Leaving out all pictures, reproduce the entries below exactly, from the first line through the line that contains "promedio = [9.8, 15.3, 6.4, 5.3, 1.5, 1.0]".

•••

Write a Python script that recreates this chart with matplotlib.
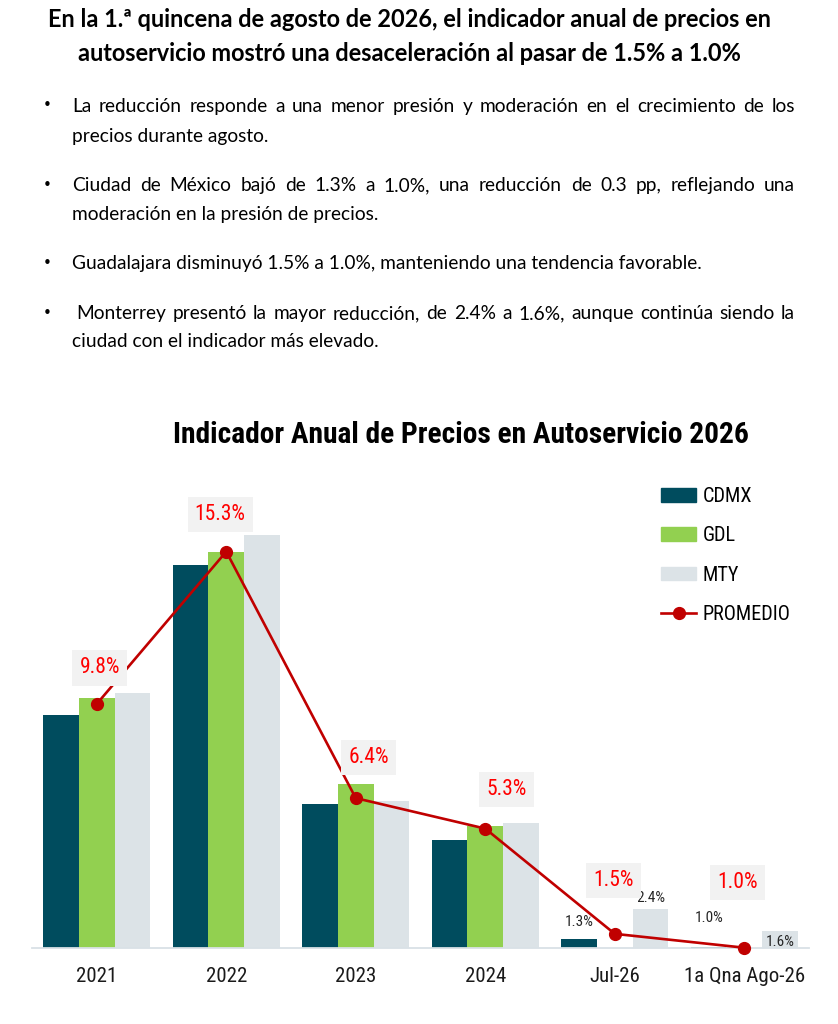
import matplotlib
matplotlib.use("Agg")
import matplotlib.pyplot as plt
from matplotlib import font_manager
from matplotlib.patches import Patch
from matplotlib.lines import Line2D
import numpy as np

# ---- data ----
categories = ["2021", "2022", "2023", "2024", "Jul-26", "1a Qna Ago-26"]
cdmx = [9.4, 14.8, 6.2, 4.9, 1.3, 1.04]
gdl = [10.0, 15.3, 6.9, 5.4, 0.8, 0.36]
mty = [10.2, 15.9, 6.3, 5.5, 2.4, 1.6]
promedio = [9.8, 15.3, 6.4, 5.3, 1.5, 1.0]

titulo = ["En la 1.ª quincena de agosto de 2026, el indicador anual de precios en",
          "autoservicio mostró una desaceleración al pasar de 1.5% a 1.0%"]
bullets = [
    ["La reducción responde a una menor presión y moderación en el crecimiento de los",
     "precios durante agosto."],
    ["Ciudad de México bajó de 1.3% a 1.0%, una reducción de 0.3 pp, reflejando una",
     "moderación en la presión de precios."],
    ["Guadalajara disminuyó 1.5% a 1.0%, manteniendo una tendencia favorable."],
    ["Monterrey presentó la mayor reducción, de 2.4% a 1.6%, aunque continúa siendo la",
     "ciudad con el indicador más elevado."],
]
chart_title = "Indicador Anual de Precios en Autoservicio 2026"

# ---- style ----
available = {f.name for f in font_manager.fontManager.ttflist}
NARROW = next((f for f in ["Roboto Condensed", "Liberation Sans Narrow", "Open Sans Condensed"]
               if f in available), "Lato")
TEXT = "Lato"
plt.rcParams["font.family"] = [NARROW, "DejaVu Sans"]

C_CDMX = "#004c5e"
C_GDL = "#92d050"
C_MTY = "#dce3e7"
C_PROM = "#c00000"

W, H = 838, 1024
fig = plt.figure(figsize=(W / 100, H / 100), dpi=100)
renderer = fig.canvas.get_renderer()


def fx(px):
    return px / W


def fy(py):
    return 1 - py / H


def fit_size(text, target_px, family, weight="normal"):
    t = fig.text(0, 0, text, fontsize=10, family=family, fontweight=weight)
    w = t.get_window_extent(renderer).width
    t.remove()
    return 10 * target_px / w


# header
TS = fit_size(titulo[0], 728, TEXT, "bold")
fig.text(fx(409), fy(27), titulo[0], ha="center", va="baseline",
         fontsize=TS, fontweight="bold", family=TEXT)
fig.text(fx(409), fy(61), titulo[1], ha="center", va="baseline",
         fontsize=TS, fontweight="bold", family=TEXT)

# bullet text, justified like the original
X0, X1 = 72, 795
BODY = fit_size(bullets[2][0], 630, TEXT)
baselines = [[112, 142], [191, 220], [269], [319, 347]]
indent = [0, 0, 0, 4]
for par, ys, ind in zip(bullets, baselines, indent):
    fig.text(fx(47), fy(ys[0] - 6), "•", ha="center", va="center", fontsize=BODY * 0.8,
             family="DejaVu Sans")
    for k, (line, y) in enumerate(zip(par, ys)):
        if k == len(par) - 1:
            fig.text(fx(X0), fy(y), line, ha="left", va="baseline", fontsize=BODY, family=TEXT)
            continue
        words = line.split(" ")
        objs = [fig.text(0, fy(y), w, ha="left", va="baseline", fontsize=BODY, family=TEXT)
                for w in words]
        widths = [o.get_window_extent(renderer).width for o in objs]
        start = X0 + (ind if k == 0 else 0)
        gap = (X1 - start - sum(widths)) / (len(words) - 1)
        x = start
        for o, w in zip(objs, widths):
            o.set_x(fx(x))
            x += w + gap

CT = fit_size(chart_title, 578, NARROW, "bold")
fig.text(fx(460.5), fy(443), chart_title, ha="center", va="baseline",
         fontsize=CT, fontweight="bold", color="black")

# ---- chart ----
ax = fig.add_axes([fx(32), 1 - 947.7 / H, 777 / W, (947.7 - 504.5) / H])
x = np.arange(len(categories))
bw = 0.275
b1 = ax.bar(x - bw, cdmx, bw, color=C_CDMX, label="CDMX")
b2 = ax.bar(x, gdl, bw, color=C_GDL, label="GDL")
b3 = ax.bar(x + bw, mty, bw, color=C_MTY, label="MTY")
ax.plot(x, promedio, color=C_PROM, lw=1.9, marker="o", ms=8.5, clip_on=False, zorder=5)

ax.set_xlim(-0.5, len(categories) - 0.5)
ax.set_ylim(1.0, 17)
ax.set_yticks([])
for s in ["top", "left", "right"]:
    ax.spines[s].set_visible(False)
ax.spines["bottom"].set_color("#d9e1e6")
ax.spines["bottom"].set_linewidth(1.3)
ax.set_xticks(x)
ax.set_xticklabels(categories, fontsize=15, color="#1a1a1a")
ax.tick_params(axis="x", length=0, pad=14)

# average labels in grey boxes
avg_offsets = [(3, 36), (-6, 37), (13, 41), (21, 39), (-1, 53), (-7, 65)]
for xi, v, off in zip(x, promedio, avg_offsets):
    ax.annotate(f"{v:.1f}%", (xi, v), xytext=off, textcoords="offset pixels",
                ha="center", va="center", fontsize=15.5, color="#ff0000",
                bbox=dict(boxstyle="square,pad=0.33", fc="#f2f2f2", ec="none"),
                annotation_clip=False, zorder=6)

# small labels for the latest periods
small = [(b1[4], cdmx[4], 17), (b3[4], mty[4], 11), (b1[5], 1.0, 29), (b3[5], mty[5], -11)]
for bar, v, dy in small:
    ax.annotate(f"{v:.1f}%", (bar.get_x() + bar.get_width() / 2, bar.get_height()),
                xytext=(0, dy), textcoords="offset pixels", ha="center", va="center",
                fontsize=11, color="#262626")

handles = [Patch(color=C_CDMX), Patch(color=C_GDL), Patch(color=C_MTY),
           Line2D([], [], color=C_PROM, lw=1.9, marker="o", ms=8.5)]
fig.legend(handles, ["CDMX", "GDL", "MTY", "PROMEDIO"], loc="upper left",
           bbox_to_anchor=(fx(661), fy(487)), frameon=False, fontsize=14.6,
           handlelength=1.75, handleheight=0.65, handletextpad=0.3,
           labelspacing=1.0, borderpad=0, borderaxespad=0)

fig.savefig("out.png", dpi=100)
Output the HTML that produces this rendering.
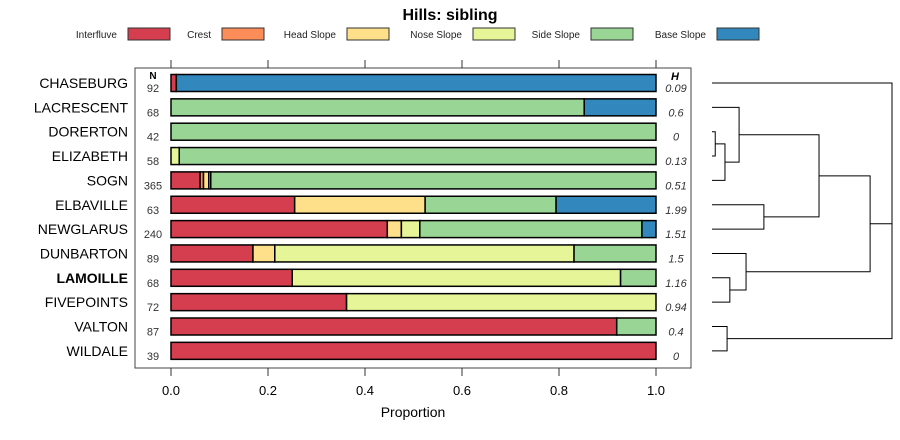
<!DOCTYPE html>
<html><head><meta charset="utf-8"><style>
html,body{margin:0;padding:0;background:#fff;}
svg{display:block;font-family:"Liberation Sans",sans-serif;}
</style></head><body>
<svg id="chart" width="900" height="440" viewBox="0 0 900 440">
<text x="450" y="20" text-anchor="middle" font-size="16" font-weight="bold">Hills: sibling</text>
<g id="legend"></g>
<rect x="135" y="68" width="556" height="300" fill="none" stroke="#444" stroke-width="1"/>
<g id="axis"></g>
<g id="bars"></g>
<g id="dendro" stroke="#000" stroke-width="1" fill="none"></g>
<text x="413" y="417" text-anchor="middle" font-size="14">Proportion</text>
</svg>
<script>
const categories = ["Interfluve","Crest","Head Slope","Nose Slope","Side Slope","Base Slope"];
const colors = ["#D53E4F","#FC8D59","#FEE08B","#E6F598","#99D594","#3288BD"];
const series = ["CHASEBURG","LACRESCENT","DORERTON","ELIZABETH","SOGN","ELBAVILLE","NEWGLARUS","DUNBARTON","LAMOILLE","FIVEPOINTS","VALTON","WILDALE"];
const nValues = [92,68,42,58,365,63,240,89,68,72,87,39];
const hValues = ["0.09","0.6","0","0.13","0.51","1.99","1.51","1.5","1.16","0.94","0.4","0"];
const interfluve = [0.011,0,0,0,0.06,0.255,0.446,0.169,0.25,0.362,0.919,1];
const crest      = [0,0,0,0,0.007,0,0,0,0,0,0,0];
const headSlope  = [0,0,0,0,0.011,0.269,0.029,0.045,0,0,0,0];
const noseSlope  = [0,0,0,0.017,0.004,0,0.038,0.617,0.677,0.638,0,0];
const sideSlope  = [0,0.852,1,0.983,0.918,0.27,0.458,0.169,0.073,0,0.081,0];
const baseSlope  = [0.989,0.148,0,0,0,0.206,0.029,0,0,0,0,0];
const xTicks = [0,0.2,0.4,0.6,0.8,1.0];
const xTickLabels = ["0.0","0.2","0.4","0.6","0.8","1.0"];
// dendrogram merges: [leftNode, rightNode, height]; leaves 0..11, merges numbered from 12
const merges = [[2,3,0.2],[12,4,0.8],[1,13,1.67],[5,6,3.2],[14,15,6.6],[8,9,1.1],[7,17,2.1],[16,18,9.75],[10,11,0.93],[19,20,11.1],[0,21,11.1]];
const NS="http://www.w3.org/2000/svg";
function mk(t,a,p){const e=document.createElementNS(NS,t);for(const k in a)e.setAttribute(k,a[k]);p.appendChild(e);return e;}
const x0=171,x1=656;
const xs=v=>x0+(x1-x0)*v;
const ys=i=>83+i*24.35;
const lg=document.getElementById('legend');
const lx=[117,211,336,462,580,706];
categories.forEach((c,i)=>{
  const t=mk('text',{x:lx[i],y:38,'text-anchor':'end','font-size':10,fill:'#222'},lg);t.textContent=c;
  
  
  const r=mk('rect',{x:lx[i]+11,y:28,width:42,height:12,fill:colors[i],stroke:'#333','stroke-width':1},lg);
  
  
});
const ax=document.getElementById('axis');
xTicks.forEach((v,i)=>{
  mk('line',{x1:xs(v),x2:xs(v),y1:60,y2:68,stroke:'#333'},ax);
  mk('line',{x1:xs(v),x2:xs(v),y1:368,y2:376,stroke:'#333'},ax);
  const t=mk('text',{x:xs(v),y:395,'text-anchor':'middle','font-size':13},ax);t.textContent=xTickLabels[i];
  
  
});
const bg=document.getElementById('bars');
mk('text',{x:153,y:79,'text-anchor':'middle','font-size':10,'font-weight':'bold'},bg).textContent='N';
mk('text',{x:675,y:80,'text-anchor':'middle','font-size':11,'font-weight':'bold','font-style':'italic'},bg).textContent='H';
const all=[interfluve,crest,headSlope,noseSlope,sideSlope,baseSlope];
series.forEach((s,i)=>{
  const y=ys(i);
  const lab=mk('text',{x:128,y:y+5,'text-anchor':'end','font-size':14,'font-weight':s==='LAMOILLE'?'bold':'normal'},bg);lab.textContent=s;
  
  
  const n=mk('text',{x:153,y:y+9,'text-anchor':'middle','font-size':11,fill:'#333'},bg);n.textContent=nValues[i];
  
  
  const h=mk('text',{x:676,y:y+9,'text-anchor':'middle','font-size':11,'font-style':'italic',fill:'#333'},bg);h.textContent=hValues[i];
  
  
  let cum=0;
  all.forEach((arr,k)=>{
    const v=arr[i];if(v<=0)return;
    const r=mk('rect',{x:xs(cum),y:y-8.5,width:xs(cum+v)-xs(cum),height:17,fill:colors[k],stroke:'#000','stroke-width':1.5},bg);
    
    
    cum+=v;
  });
});
const dg=document.getElementById('dendro');
const dx0=712, dscale=(892-712)/11.1;
const nodes=series.map((s,i)=>({y:ys(i),h:0}));
merges.forEach(([a,b,h])=>{
  const A=nodes[a],B=nodes[b],xh=dx0+h*dscale;
  const p=mk('path',{d:`M${dx0+A.h*dscale},${A.y}H${xh}V${B.y}H${dx0+B.h*dscale}`},dg);
  
  
  nodes.push({y:(A.y+B.y)/2,h:h});
});
</script>
</body></html>
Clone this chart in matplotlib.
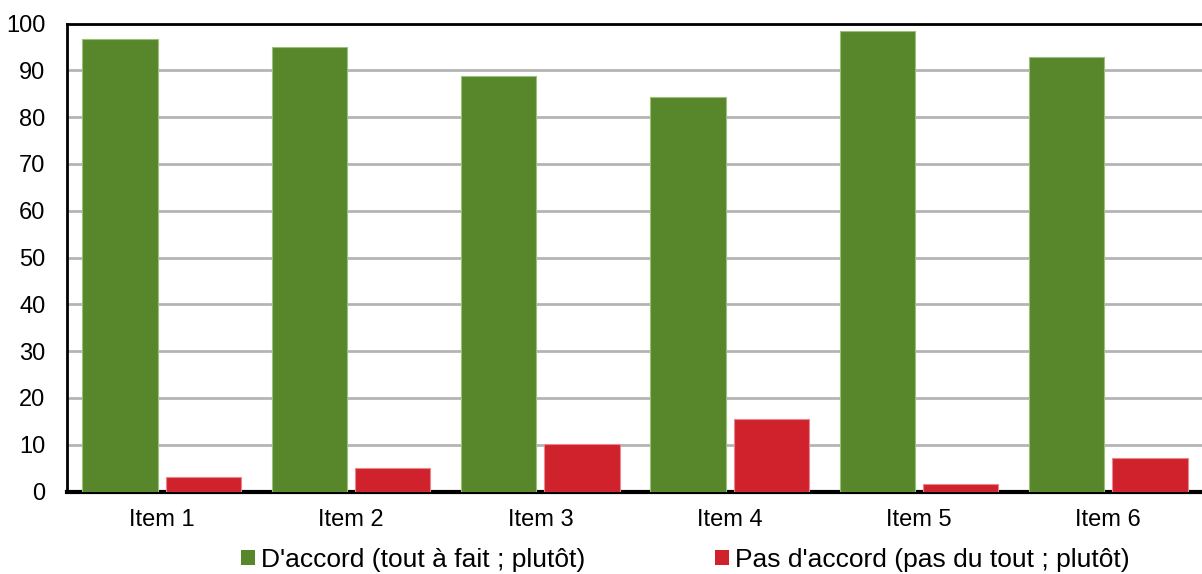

•••

### RESULT
Write a Python script that recreates this chart with matplotlib.
import matplotlib
matplotlib.use("Agg")
import matplotlib.pyplot as plt
from matplotlib import font_manager
from matplotlib.patches import Patch
from matplotlib.lines import Line2D
import numpy as np

# ---- data ----
categories = ["2021", "2022", "2023", "2024", "Jul-26", "1a Qna Ago-26"]
cdmx = [9.4, 14.8, 6.2, 4.9, 1.3, 1.04]
gdl = [10.0, 15.3, 6.9, 5.4, 0.8, 0.36]
mty = [10.2, 15.9, 6.3, 5.5, 2.4, 1.6]
promedio = [9.8, 15.3, 6.4, 5.3, 1.5, 1.0]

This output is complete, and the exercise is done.